Seven strangers, each with a secret to bury, meet at Lake Tahoe’s El Royale, a rundown hotel with a dark past. Over the course of one fateful night, everyone will have a last shot at redemption… before everything goes to hell.
Here is my full review of 20th Century's and Writer/Director Drew Goddard's, BAD TIMES AT THE EL ROYALE.
Drew Goddard has given us a film that is a wonderful noir throwback mixed in with Quentin Tarantino like chapter dividers and a tremendous cast. The heart pounding pacing makes the 2 hour 21 minute run time seem like a blur. His DP Seamus McGarvey captures the unique beauty of the Lake Tahoe wilderness and creates pure fear with the rain soaked haunted nights. Academy-Award Winning Composer Michael Giacchino dives deep into the 60s and 70s to scare, titillate, and to sooth our beating hearts. Overall Bad Times at the El Royale is one of the year's most fascinating films that is pure entertainment at its best. Plot wise I think the above synopsis captures it – 7 strangers, 7 secrets, all set in a rundown hotel from the past.
Is there truth in the film? Well if you do a little research you may come across the legendary Cal Neva Hotel (that ironically Larry Ellison purchased this year!). Like in this film there are connections to the Rat Pack who famously played the Cal Neva. And the secrets at that famous…infamous hotel reaches Hollywood, Chicago's gangster history, the casinos of Vegas/Reno, the aforementioned Rat Pack fellas and even to the White House. There happens to be secret film found in the movie's plot, a buried treasure from a bank heist, and sexual escapades that may force a cringe or an arousal depending on your sensibilities. But the El Royale is simply a tale of those 7 strangers and all the bad shit that happens in the dreaded day and night they spend at this hotel.

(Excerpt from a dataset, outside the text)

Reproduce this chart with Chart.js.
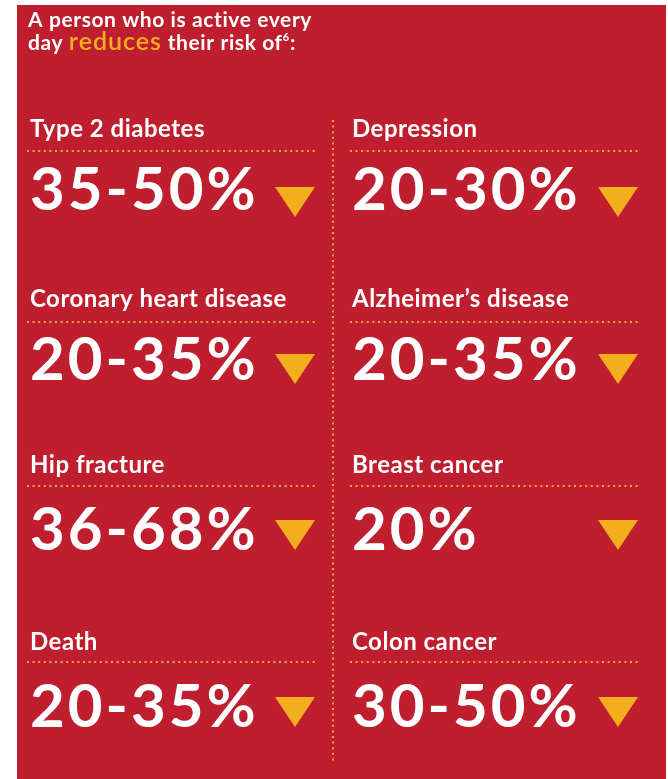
<!DOCTYPE html>
<html>
<head>
<meta charset="utf-8">
<script src="https://cdn.jsdelivr.net/npm/chart.js@4.4.1/dist/chart.umd.min.js"></script>
<style>
  html, body { margin: 0; padding: 0; background: #fff; }
  #wrap { width: 668px; height: 779px; }
</style>
</head>
<body>
<div id="wrap"><canvas id="chart" width="668" height="779"></canvas></div>
<script>
// 数据：每一项风险及其降低幅度（百分比区间）
const categories = ['Type 2 diabetes', 'Depression', 'Coronary heart disease', 'Alzheimer\u2019s disease',
  'Hip fracture', 'Breast cancer', 'Death', 'Colon cancer'];
const lowValues = [35, 20, 20, 20, 36, 20, 20, 30];
const highValues = [50, 30, 35, 35, 68, null, 35, 50];
const titleLine1 = 'A person who is active every';
const titleLine2 = ['day ', 'reduces', ' their risk of', '6', ':'];

// 版式
const W = 668, H = 779;
const RED = '#be1e2d';
const GOLD = '#f2ae1c';
const DOT = '#f0a53a';
const colX = [30, 352];
const labelY = [137, 307, 473, 650];
const dotY = [151, 322, 486, 662];
const pctY = [210, 380, 550, 727];
const triY = [202, 369, 535, 712];
const triX = [295, 618];
const dotSpan = [[27, 315], [350, 640]];

/**
 * 生成向下的三角形图标
 */
function makeTriangle(w, h, color) {
  const c = document.createElement('canvas');
  c.width = w;
  c.height = h;
  const g = c.getContext('2d');
  g.fillStyle = color;
  g.beginPath();
  g.moveTo(0, 0);
  g.lineTo(w, 0);
  g.lineTo(w / 2, h);
  g.closePath();
  g.fill();
  return c;
}

function pctText(i) {
  return lowValues[i] + (highValues[i] != null ? '-' + highValues[i] : '') + '%';
}

const triangle = makeTriangle(40, 30, GOLD);

const triPoints = categories.map((c, i) => ({ x: triX[i % 2], y: triY[Math.floor(i / 2)] }));

const datasets = [{
  data: triPoints,
  pointStyle: triangle,
  pointRadius: 20,
  showLine: false
}];

// 虚线分隔
categories.forEach((c, i) => {
  const col = i % 2, row = Math.floor(i / 2);
  datasets.push({
    data: [{ x: dotSpan[col][0], y: dotY[row] }, { x: dotSpan[col][1], y: dotY[row] }],
    showLine: true,
    borderColor: DOT,
    borderWidth: 2,
    borderDash: [2, 3.6],
    pointRadius: 0
  });
});
datasets.push({
  data: [{ x: 333, y: 120 }, { x: 333, y: 762 }],
  showLine: true,
  borderColor: DOT,
  borderWidth: 2,
  borderDash: [2, 3.6],
  pointRadius: 0
});

const backgroundPlugin = {
  id: 'panelBg',
  beforeDraw(chart) {
    const ctx = chart.ctx;
    ctx.save();
    ctx.fillStyle = '#fff';
    ctx.fillRect(0, 0, W, H);
    ctx.fillStyle = RED;
    ctx.fillRect(17, 5, 649, H - 5);
    ctx.restore();
  }
};

function setFont(ctx, font, spacing) {
  ctx.font = font;
  ctx.letterSpacing = spacing + 'px';
}

const textPlugin = {
  id: 'infoText',
  afterDatasetsDraw(chart) {
    const { ctx, scales: { x, y } } = chart;
    ctx.save();
    ctx.textBaseline = 'alphabetic';
    ctx.textAlign = 'left';

    // 标题
    ctx.fillStyle = '#fff';
    setFont(ctx, 'bold 21px Lato', 0.6);
    ctx.fillText(titleLine1, x.getPixelForValue(28), y.getPixelForValue(27));
    let cx = x.getPixelForValue(28);
    const ty = y.getPixelForValue(50);
    ctx.fillText(titleLine2[0], cx, ty);
    cx += ctx.measureText(titleLine2[0]).width;
    setFont(ctx, '600 25px Lato', 1);
    ctx.fillStyle = GOLD;
    ctx.fillText(titleLine2[1], cx, ty);
    cx += ctx.measureText(titleLine2[1]).width;
    setFont(ctx, 'bold 21px Lato', 0.6);
    ctx.fillStyle = '#fff';
    ctx.fillText(titleLine2[2], cx, ty);
    cx += ctx.measureText(titleLine2[2]).width;
    setFont(ctx, 'bold 11px Lato', 0);
    ctx.fillText(titleLine2[3], cx, ty - 9);
    cx += ctx.measureText(titleLine2[3]).width + 1;
    setFont(ctx, 'bold 21px Lato', 0.6);
    ctx.fillText(titleLine2[4], cx, ty);

    // 各项
    categories.forEach((label, i) => {
      const col = i % 2, row = Math.floor(i / 2);
      const px = x.getPixelForValue(colX[col]);
      ctx.fillStyle = '#fff';
      setFont(ctx, 'bold 24px Lato', 0.5);
      ctx.fillText(label, px, y.getPixelForValue(labelY[row]));
      setFont(ctx, 'bold 60px Lato', 3);
      ctx.fillText(pctText(i), px, y.getPixelForValue(pctY[row]));
    });
    ctx.restore();
  }
};

new Chart(document.getElementById('chart'), {
  type: 'scatter',
  data: { datasets },
  options: {
    responsive: false,
    animation: false,
    events: [],
    layout: { padding: 0, autoPadding: false },
    plugins: {
      legend: { display: false },
      tooltip: { enabled: false }
    },
    scales: {
      x: { type: 'linear', min: 0, max: W, display: false },
      y: { type: 'linear', min: 0, max: H, reverse: true, display: false }
    }
  },
  plugins: [backgroundPlugin, textPlugin]
});
</script>
</body>
</html>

I'll reiterate that the cinematography is on point, McGarvey brought back memories of the rain soaked Chicago world of High Fidelity or the similarly rain filled NYC of Godzilla to give us another down pour of epic film history. I'm pretty sure to be a proper Noir you need a bit of rain or at least a distant clatter of thunder to make you jump. But the real fun of the film is the music. Whether from an old school record player or bursting from the lungs of Cynthia Erivo (Darlene Sweet) you are fully emersed into the 1969 setting. Jon Hamm as Laramie Seymour Sullivan (or so he tells us so proudly) owns the beginning the film with his quick-witted salesman pitch to his fellow guests. But quickly each chapter allows you to fall for all of the other characters. Jeff Bridges breathes in every scene with such gusto you hope to always see him at this incredible level. You can tell Jeff most have enjoyed every second of being Father Daniel Flynn (or Dock O'Kelly depending on who you ask). Erivo is a real find from this film and I am grateful it was her unique style rather than the supposed first choice of Beyonce that melts our hearts with her singing. Cailee Spaeny (Ruth Summerspring) also puts a spell on you as her full mystery maybe the film's darkest. Well until you hear the terrible horrors of Lewis Pullman's Miles Miller. And of course you'll love the shotgun welding fast car driving sexiness of Dakota Johnson (Emily Summerspring) unless you are fully taken by smooth moving Chris Hemsworth's diabolical Billy Lee.
The question you need to ask yourself is not whether you will see this film but rather how many times.